--- begin Collected material ---

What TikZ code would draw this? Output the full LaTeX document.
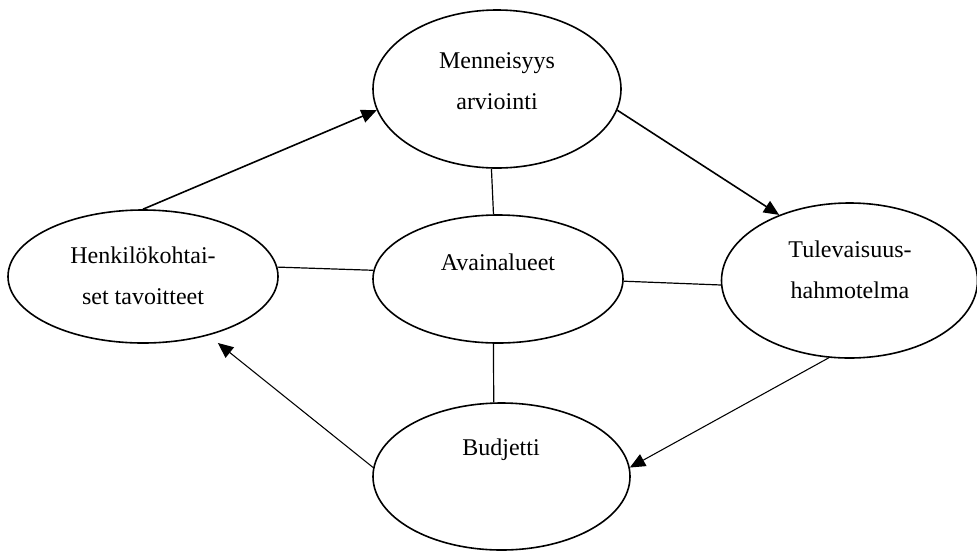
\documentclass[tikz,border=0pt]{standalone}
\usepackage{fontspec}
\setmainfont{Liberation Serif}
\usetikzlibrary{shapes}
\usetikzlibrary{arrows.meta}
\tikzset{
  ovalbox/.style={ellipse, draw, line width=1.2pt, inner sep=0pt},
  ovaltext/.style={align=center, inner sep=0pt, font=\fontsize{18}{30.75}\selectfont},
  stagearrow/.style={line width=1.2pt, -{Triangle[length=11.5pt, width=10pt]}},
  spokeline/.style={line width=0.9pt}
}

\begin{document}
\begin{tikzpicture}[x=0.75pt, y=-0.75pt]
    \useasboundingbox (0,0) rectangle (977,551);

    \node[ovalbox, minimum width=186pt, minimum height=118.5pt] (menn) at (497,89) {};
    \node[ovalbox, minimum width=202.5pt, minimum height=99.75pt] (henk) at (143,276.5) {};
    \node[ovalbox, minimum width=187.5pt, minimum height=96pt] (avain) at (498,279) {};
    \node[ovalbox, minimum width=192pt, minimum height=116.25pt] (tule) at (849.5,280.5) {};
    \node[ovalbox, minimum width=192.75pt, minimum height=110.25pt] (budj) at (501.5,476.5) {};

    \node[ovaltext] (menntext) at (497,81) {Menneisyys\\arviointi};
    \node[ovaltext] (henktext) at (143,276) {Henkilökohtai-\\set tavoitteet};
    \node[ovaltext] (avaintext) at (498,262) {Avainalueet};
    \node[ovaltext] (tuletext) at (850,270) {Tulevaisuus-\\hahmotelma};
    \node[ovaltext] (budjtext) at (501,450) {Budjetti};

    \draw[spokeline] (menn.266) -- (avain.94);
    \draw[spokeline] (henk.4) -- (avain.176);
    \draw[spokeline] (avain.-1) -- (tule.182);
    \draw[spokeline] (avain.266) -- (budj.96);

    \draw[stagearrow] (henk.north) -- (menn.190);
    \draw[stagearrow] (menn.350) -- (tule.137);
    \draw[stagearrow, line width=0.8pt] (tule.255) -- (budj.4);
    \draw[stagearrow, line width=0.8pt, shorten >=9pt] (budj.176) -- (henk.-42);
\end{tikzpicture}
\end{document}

--- end Collected material ---

#### [What is required]
Repeat the listing above up to and including the line with "(0,0) rectangle (977,551);", starting from its first line. Drop any pictures.

#### [Answer to the problem]
What TikZ code would draw this? Output the full LaTeX document.
\documentclass[tikz,border=0pt]{standalone}
\usepackage{fontspec}
\setmainfont{Liberation Serif}
\usetikzlibrary{shapes}
\usetikzlibrary{arrows.meta}
\tikzset{
  ovalbox/.style={ellipse, draw, line width=1.2pt, inner sep=0pt},
  ovaltext/.style={align=center, inner sep=0pt, font=\fontsize{18}{30.75}\selectfont},
  stagearrow/.style={line width=1.2pt, -{Triangle[length=11.5pt, width=10pt]}},
  spokeline/.style={line width=0.9pt}
}

\begin{document}
\begin{tikzpicture}[x=0.75pt, y=-0.75pt]
    \useasboundingbox (0,0) rectangle (977,551);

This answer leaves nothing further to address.